> _ENTRIES SUPPLIED_:
-=-=-

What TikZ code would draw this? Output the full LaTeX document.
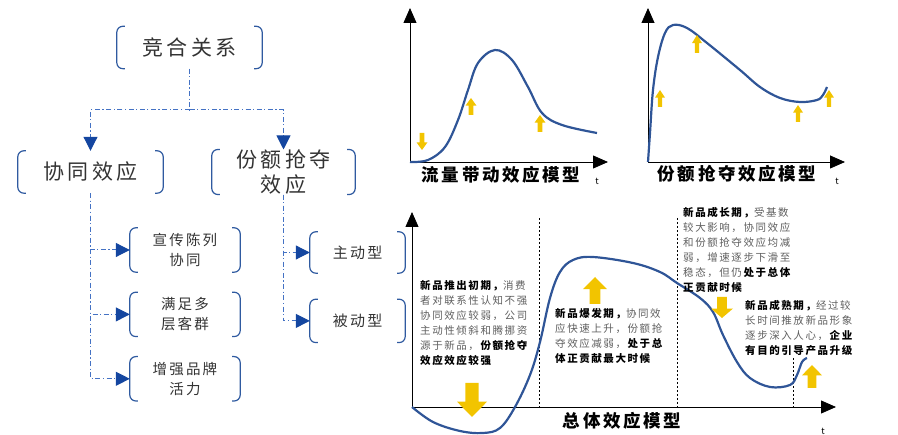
\documentclass[tikz,border=0pt]{standalone}
\usepackage{fontspec}
\setmainfont{Noto Sans CJK SC}[LetterSpace=15]
\usetikzlibrary{arrows.meta,positioning}

\definecolor{brkblue}{RGB}{47,90,160}
\definecolor{lnblue}{RGB}{68,114,196}
\definecolor{tipblue}{RGB}{20,70,160}
\definecolor{crvblue}{RGB}{47,85,151}
\definecolor{gold}{RGB}{242,196,0}
\definecolor{txtgray}{RGB}{95,95,95}
\newcommand{\emtxt}[1]{\textbf{\color{black}#1}}

\begin{document}
\begin{tikzpicture}[x=1pt,y=-1pt,
    box/.style={minimum width=145pt,minimum height=42pt,inner sep=0pt,align=center,
                text=black!80,font=\fontsize{21}{25}\selectfont},
    subbox/.style={box,minimum width=110pt,minimum height=44pt,font=\fontsize{14.5}{20}\selectfont},
    brk/.style={draw=brkblue,line width=1.2pt,rounded corners=6pt},
    conn/.style={draw=lnblue,line width=1pt,dash pattern=on 5pt off 2.5pt on 1.2pt off 2.5pt},
    tip/.style={-{Triangle[length=14pt,width=14pt,color=tipblue]}},
    axis/.style={draw=black,line width=0.8pt,-{Triangle[length=15pt,width=13pt]}},
    curve/.style={draw=crvblue,line width=2.2pt},
    vline/.style={draw=black,line width=0.6pt,dash pattern=on 2pt off 2pt},
    note/.style={anchor=north west,inner sep=0pt,align=left,text=txtgray,
                 font=\fontsize{10.5}{15}\selectfont},
    ttl/.style={inner sep=0pt,font=\fontsize{17.5}{20}\selectfont\bfseries},
    tlbl/.style={inner sep=0pt,font=\fontsize{9}{10}\selectfont}]
  \useasboundingbox (0,0) rectangle (898,435);

  % left tree
  \node[box] (jh) at (189.5,47.5) {竞合关系};
  \node[box] (xt) at (90.5,172) {协同效应};
  \node[box,minimum width=143pt] (fe) at (283.5,172) {份额抢夺\\效应};
  \node[subbox] (xc) at (185,250) {宣传陈列\\协同};
  \node[subbox,below=20pt of xc] (mz) {满足多\\层客群};
  \node[subbox,below=20pt of mz] (zq) {增强品牌\\活力};
  \node[subbox,minimum width=95pt,minimum height=41pt,font=\fontsize{15}{20}\selectfont] (zd) at (357.5,252.5) {主动型};
  \node[subbox,minimum width=95pt,minimum height=43pt,font=\fontsize{15}{20}\selectfont,below=26pt of zd] (bd) {被动型};

  \foreach \n in {jh,xt,fe,xc,mz,zq,zd,bd}
    \draw[brk] ([xshift=8pt]\n.north west) -- (\n.north west) -- (\n.south west) -- ([xshift=8pt]\n.south west)
               ([xshift=-8pt]\n.north east) -- (\n.north east) -- (\n.south east) -- ([xshift=-8pt]\n.south east);

  \coordinate (jhm) at (189.5,110);
  \draw[conn] (jh.south) -- (jhm);
  \draw[conn,tip] (jhm) -| (xt.north);
  \draw[conn,tip] (jhm) -| (fe.north);
  \draw[conn,tip] (xt.south) |- (xc.west);
  \draw[conn,tip] (xt.south) |- (mz.west);
  \draw[conn,tip] (xt.south) |- (zq.west);
  \draw[conn,tip] (fe.south) |- (zd.west);
  \draw[conn,tip] (fe.south) |- (bd.west);

  % chart 1
  \draw[axis] (410,162) -- (410,8);
  \draw[axis] (410,162) -- (608,162);
  \draw[curve] plot[smooth,tension=0.6] coordinates {(410,162) (428,160) (445,147) (458,120) (468,90)
    (478,63) (495,50) (512,60) (528,87) (542,113) (562,125) (597,133)};
  \node[ttl] (t1) at (501,175) {流量带动效应模型};
  \node[tlbl] (x1) at (597,181) {t};

  % chart 2
  \draw[axis] (648,162) -- (648,8);
  \draw[axis] (648,162) -- (845,162);
  \draw[curve] plot[smooth,tension=0.6] coordinates {(648,162) (650,133) (653,90) (658,57) (665,33)
    (673,25) (687,28) (707,43) (740,70) (760,87) (780,98) (800,102) (817,100) (823,95) (827,87)};
  \node[ttl] (t2) at (737,174) {份额抢夺效应模型};
  \node[tlbl] (x2) at (837,181) {t};

  % chart 3
  \draw[vline] (539,218) -- (539,407);
  \draw[vline] (677,218) -- (677,407);
  \draw[vline] (793,358) -- (793,407);
  \draw[axis] (412,407) -- (412,212);
  \draw[axis] (412,407) -- (836,407);
  \draw[curve] plot[smooth,tension=0.6] coordinates {(412,407) (433,422) (460,431) (483,433) (500,428)
    (515,407) (530,375) (540,342) (550,298) (560,272) (573,260) (593,257) (633,263) (660,272)
    (677,283) (700,298) (713,312) (723,335) (737,362) (750,378) (770,387) (790,385) (797,375)
    (802,362) (807,358)};
  \node[ttl] (t3) at (622,421) {总体效应模型};
  \node[tlbl] (x3) at (823,431) {t};

  % yellow arrows: x/y of tip, head width, length, up(1)/down(-1)
  \foreach \x/\y/\w/\l/\d in {422/150/11/17/-1, 471/98/11/17/1, 540/115/11/17/1,
      660/90/10/17/1, 697/35/10/18/1, 798/105/10/17/1, 829/90/10/17/1,
      472/417/30/34/-1, 595/277/24/27/1, 722/318/22/21/-1, 812/365/20/23/1}
    \fill[gold,shift={(\x,\y)},xscale=\w,yscale=\l,yscale=\d]
      (0,0) -- (0.5,0.45) -- (0.22,0.45) -- (0.22,1) -- (-0.22,1) -- (-0.22,0.45) -- (-0.5,0.45) -- cycle;

  % notes
  \node[note] (n1) at (420,280) {\emtxt{新品推出初期，}消费\\者对联系性认知不强\\协同效应较弱，公司\\
    主动性倾斜和腾挪资\\源于新品，\emtxt{份额抢夺}\\\emtxt{效应效应较强}};
  \node[note] (n2) at (555,308) {\emtxt{新品爆发期，}协同效\\应快速上升，份额抢\\夺效应减弱，\emtxt{处于总}\\
    \emtxt{体正贡献最大时候}};
  \node[note] (n3) at (683,207) {\emtxt{新品成长期，}受基数\\较大影响，协同效应\\和份额抢夺效应均减\\
    弱，增速逐步下滑至\\稳态，但仍\emtxt{处于总体}\\\emtxt{正贡献时候}};
  \node[note] (n4) at (745,300) {\emtxt{新品成熟期，}经过较\\长时间推放新品形象\\逐步深入人心，\emtxt{企业}\\
    \emtxt{有目的引导产品升级}};
\end{tikzpicture}
\end{document}
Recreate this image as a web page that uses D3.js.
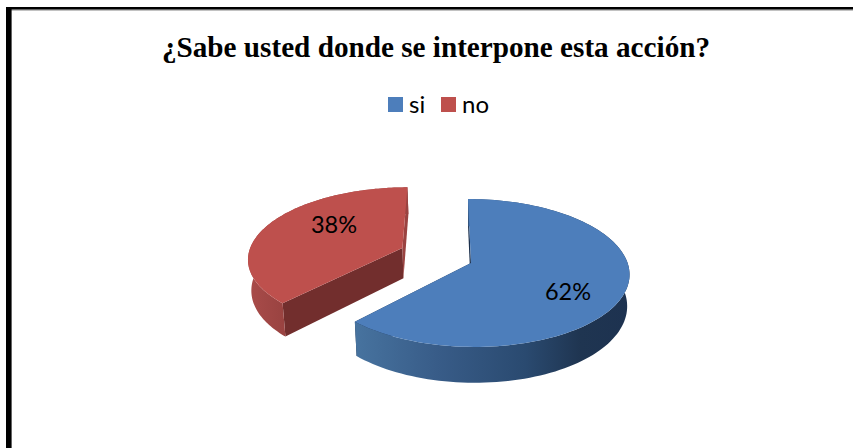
<!DOCTYPE html>
<html lang="es">
<head>
<meta charset="utf-8">
<script src="https://cdn.jsdelivr.net/npm/d3@7"></script>
<style>
  html, body { margin: 0; padding: 0; background: #fff; }
  svg { display: block; }
</style>
</head>
<body>
<svg id="chart" width="853" height="448"></svg>
<script>
// Chart content
const chartTitle = "¿Sabe usted donde se interpone esta acción?";
const categories = ["si", "no"];
const values = [62, 38];
const topColors = ["#4d7ebb", "#be504d"];
const cutWallColors = ["#1c304c", "#722e2d"];
const outerWallStops = [
  [["0%", "#47739f"], ["30%", "#385c88"], ["62%", "#2a4a70"], ["82%", "#1f3551"], ["100%", "#1d3250"]],
  [["0%", "#a94c4a"], ["100%", "#9a4341"]]
];

// Perspective of the tilted disc: unit-circle coordinates to screen pixels
const view = {
  cx: 471, cy: 263, rx: 156.6, ry: 72.6,
  taper: 0.135, skew: -3.4, depth: 31, baseShrink: 0.985
};
// "no" slice is pulled away from the centre of the pie
const explode = [0, 0.494];
const explodeDirection = -64.5 * Math.PI / 180;

function project(u, v, lifted) {
  const w = 1 + view.taper * v;
  const x = (view.rx * u + view.skew * v) / w;
  const y = -view.ry * v / w;
  if (lifted) return [view.cx + x, view.cy + y];
  return [view.cx + x * view.baseShrink, view.cy + y + view.depth / w];
}

const svg = d3.select("#chart");
const defs = svg.append("defs");

// Frame: only the top and left rules are inside the page
svg.append("rect").attr("x", 6).attr("y", 7).attr("width", 847).attr("height", 2.6).attr("fill", "#000");
svg.append("rect").attr("x", 6).attr("y", 9.6).attr("width", 847).attr("height", 0.8).attr("fill", "#666");
svg.append("rect").attr("x", 6).attr("y", 7).attr("width", 5.6).attr("height", 441).attr("fill", "#000");

svg.append("text")
  .attr("x", 436).attr("y", 57)
  .attr("text-anchor", "middle")
  .attr("font-family", "'Liberation Serif', serif")
  .attr("font-weight", "bold")
  .attr("font-size", 29.2)
  .attr("fill", "#000")
  .text(chartTitle);

// Legend
const legendSwatchX = d3.scalePoint().domain(categories).range([388, 441]);
const legend = svg.append("g").selectAll("g").data(categories).join("g")
  .attr("transform", d => `translate(${legendSwatchX(d)},97)`);
legend.append("rect")
  .attr("width", 15).attr("height", 15)
  .attr("fill", (d, i) => topColors[i]);
legend.append("text")
  .attr("x", 21).attr("y", 16)
  .attr("font-family", "Lato, sans-serif")
  .attr("font-size", 24)
  .attr("fill", "#000")
  .text(d => d);

// Slices
const slices = d3.pie().sort(null).value(d => d)(values);
const line = d3.line();
const total = d3.sum(values);

slices.forEach((s, i) => {
  const ox = explode[i] * Math.sin(explodeDirection);
  const oy = explode[i] * Math.cos(explodeDirection);
  const samples = d3.range(0, 121).map(k => s.startAngle + (s.endAngle - s.startAngle) * k / 120);
  const rim = lifted => samples.map(a => project(ox + Math.sin(a), oy + Math.cos(a), lifted));
  const hub = lifted => project(ox, oy, lifted);
  const topRim = rim(true), baseRim = rim(false);

  // Shading of the outer wall runs across its visible front part
  const front = topRim.filter((p, k) => Math.cos(samples[k]) < 0.2).map(p => p[0]);
  const grad = defs.append("linearGradient")
    .attr("id", "wall-" + i)
    .attr("gradientUnits", "userSpaceOnUse")
    .attr("x1", d3.min(front)).attr("x2", d3.max(front))
    .attr("y1", 0).attr("y2", 0);
  grad.selectAll("stop").data(outerWallStops[i]).join("stop")
    .attr("offset", d => d[0]).attr("stop-color", d => d[1]);

  const g = svg.append("g");

  // Straight cut walls from the hub to each end of the rim
  [0, topRim.length - 1].forEach(end => {
    const shade = (i === 1 && end === topRim.length - 1) ? outerWallStops[1][1][1] : cutWallColors[i];
    g.append("path")
      .attr("d", line([hub(true), topRim[end], baseRim[end], hub(false)]) + "Z")
      .attr("fill", shade);
  });

  // Outer wall
  g.append("path")
    .attr("d", line(topRim.concat(baseRim.slice().reverse())) + "Z")
    .attr("fill", `url(#wall-${i})`);

  // Top face
  g.append("path")
    .attr("d", line([hub(true)].concat(topRim)) + "Z")
    .attr("fill", topColors[i]);
});

// Percentage labels
const labelAnchor = [[568, 300], [334, 233]];
svg.append("g").selectAll("text").data(slices).join("text")
  .attr("x", (d, i) => labelAnchor[i][0])
  .attr("y", (d, i) => labelAnchor[i][1])
  .attr("text-anchor", "middle")
  .attr("font-family", "Lato, sans-serif")
  .attr("font-size", 23.5)
  .attr("fill", "#000")
  .text(d => Math.round(d.value / total * 100) + "%");
</script>
</body>
</html>
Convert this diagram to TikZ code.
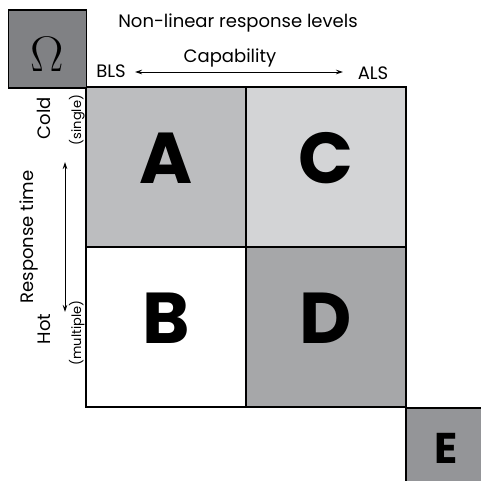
\RequirePackage{fix-cm}
\documentclass[tikz,border=0pt]{standalone}
\usepackage{fontspec}
\setmainfont{Poppins}
\newfontfamily\heavyfont{Poppins}
\usepackage{tikz}
\usetikzlibrary{arrows.meta}
\definecolor{cellA}{HTML}{BCBDBF}
\definecolor{cellC}{HTML}{D3D4D6}
\definecolor{cellD}{HTML}{A6A7A9}
\definecolor{omegabox}{HTML}{808184}
\definecolor{ebox}{HTML}{949598}

\begin{document}
\begin{tikzpicture}[x=1pt,y=-1pt]
    \tikzstyle{cell}=[draw, line width=1.2pt, shape=rectangle, minimum size=160pt, inner sep=0pt]
    \tikzstyle{corner}=[draw, line width=1.2pt, shape=rectangle, minimum size=78pt, inner sep=0pt]
    \tikzstyle{letter}=[inner sep=0pt, font=\heavyfont\bfseries\fontsize{72}{72}\selectfont]
    \tikzstyle{caption}=[inner sep=1pt, font=\fontsize{18}{18}\selectfont]
    \tikzstyle{small caption}=[inner sep=1pt, font=\fontsize{13}{13}\selectfont]
    \tikzstyle{arrow}=[{Stealth[length=7pt,width=4.5pt]}-{Stealth[length=7pt,width=4.5pt]}, line width=0.8pt]
    \useasboundingbox (0,0) rectangle (480,481);

    % the four quadrants
    \node [style=cell, fill=cellA] (A) at (166,167) {};
    \node [style=cell, fill=cellC] (C) at (326,167) {};
    \node [style=cell, fill=white] (B) at (166,327) {};
    \node [style=cell, fill=cellD] (D) at (326,327) {};
    \node [style=letter] at ([yshift=8.5pt]A.center) {A};
    \node [style=letter] at ([yshift=8.5pt]C.center) {C};
    \node [style=letter] at ([yshift=8.5pt]B.center) {B};
    \node [style=letter] at ([yshift=8.5pt]D.center) {D};

    % corner boxes
    \node [style=corner, fill=omegabox] (omega) at (47.5,49) {};
    \node [inner sep=0pt, font=\fontsize{50}{50}\selectfont] at ([yshift=-5pt]omega.center) {$\Omega$};
    \node [style=corner, fill=ebox, minimum size=80pt] (E) at (446,448) {};
    \node [style=letter, font=\heavyfont\bfseries\fontsize{43}{43}\selectfont] at (E.center) {E};

    % capability axis
    \node [style=caption, anchor=base] at (238,28) {Non-linear response levels};
    \node [style=caption, anchor=base] at (230,63) {Capability};
    \node [style=caption, anchor=base] (bls) at (111,78) {BLS};
    \node [style=caption, anchor=base] (als) at (373,80) {ALS};
    \coordinate (left) at (135,72);
    \coordinate (right) at (343,72);
    \draw [style=arrow] (left) -- (right);

    % response time axis
    \node [style=caption, rotate=90, anchor=base] at (33,237) {Response time};
    \node [style=caption, rotate=90, anchor=base] (cold) at (50,118) {Cold};
    \node [style=small caption, rotate=90, anchor=base] at (81,120) {(single)};
    \node [style=caption, rotate=90, anchor=base] (hot) at (50,329) {Hot};
    \node [style=small caption, rotate=90, anchor=base] at (81,333) {(multiple)};
    \coordinate (top) at (65,162);
    \coordinate (bottom) at (65,312);
    \draw [style=arrow] (top) -- (bottom);
\end{tikzpicture}
\end{document}
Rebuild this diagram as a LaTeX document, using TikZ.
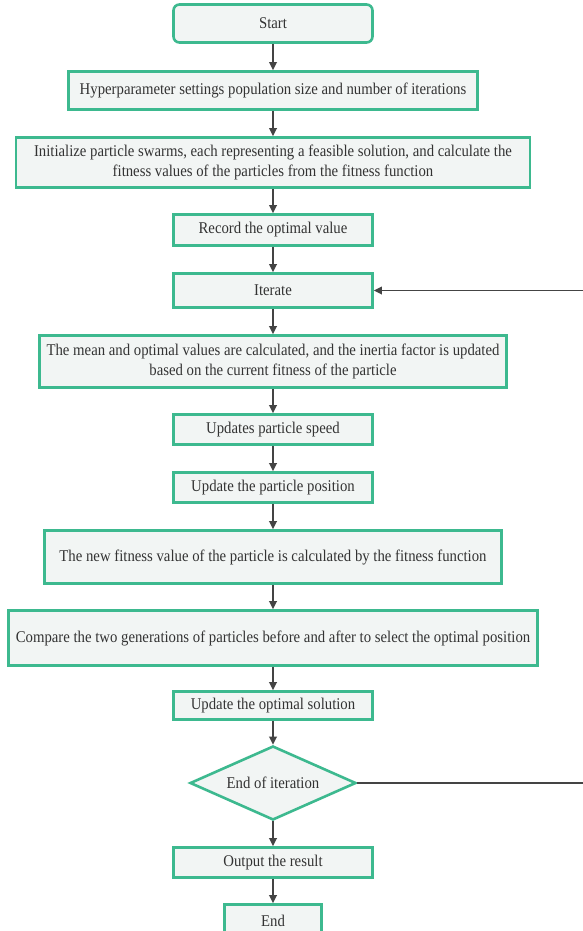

-=-=-

> _DIRECTION_:
Keep to the lines above from the line with "Convert this diagram to TikZ code." to the line with "(0,0) rectangle (480,481);", and set down exactly those, inclusive, with nothing else and every picture left out.

> _IN RESPONSE_:
Convert this diagram to TikZ code.
\RequirePackage{fix-cm}
\documentclass[tikz,border=0pt]{standalone}
\usepackage{fontspec}
\setmainfont{Poppins}
\newfontfamily\heavyfont{Poppins}
\usepackage{tikz}
\usetikzlibrary{arrows.meta}
\definecolor{cellA}{HTML}{BCBDBF}
\definecolor{cellC}{HTML}{D3D4D6}
\definecolor{cellD}{HTML}{A6A7A9}
\definecolor{omegabox}{HTML}{808184}
\definecolor{ebox}{HTML}{949598}

\begin{document}
\begin{tikzpicture}[x=1pt,y=-1pt]
    \tikzstyle{cell}=[draw, line width=1.2pt, shape=rectangle, minimum size=160pt, inner sep=0pt]
    \tikzstyle{corner}=[draw, line width=1.2pt, shape=rectangle, minimum size=78pt, inner sep=0pt]
    \tikzstyle{letter}=[inner sep=0pt, font=\heavyfont\bfseries\fontsize{72}{72}\selectfont]
    \tikzstyle{caption}=[inner sep=1pt, font=\fontsize{18}{18}\selectfont]
    \tikzstyle{small caption}=[inner sep=1pt, font=\fontsize{13}{13}\selectfont]
    \tikzstyle{arrow}=[{Stealth[length=7pt,width=4.5pt]}-{Stealth[length=7pt,width=4.5pt]}, line width=0.8pt]
    \useasboundingbox (0,0) rectangle (480,481);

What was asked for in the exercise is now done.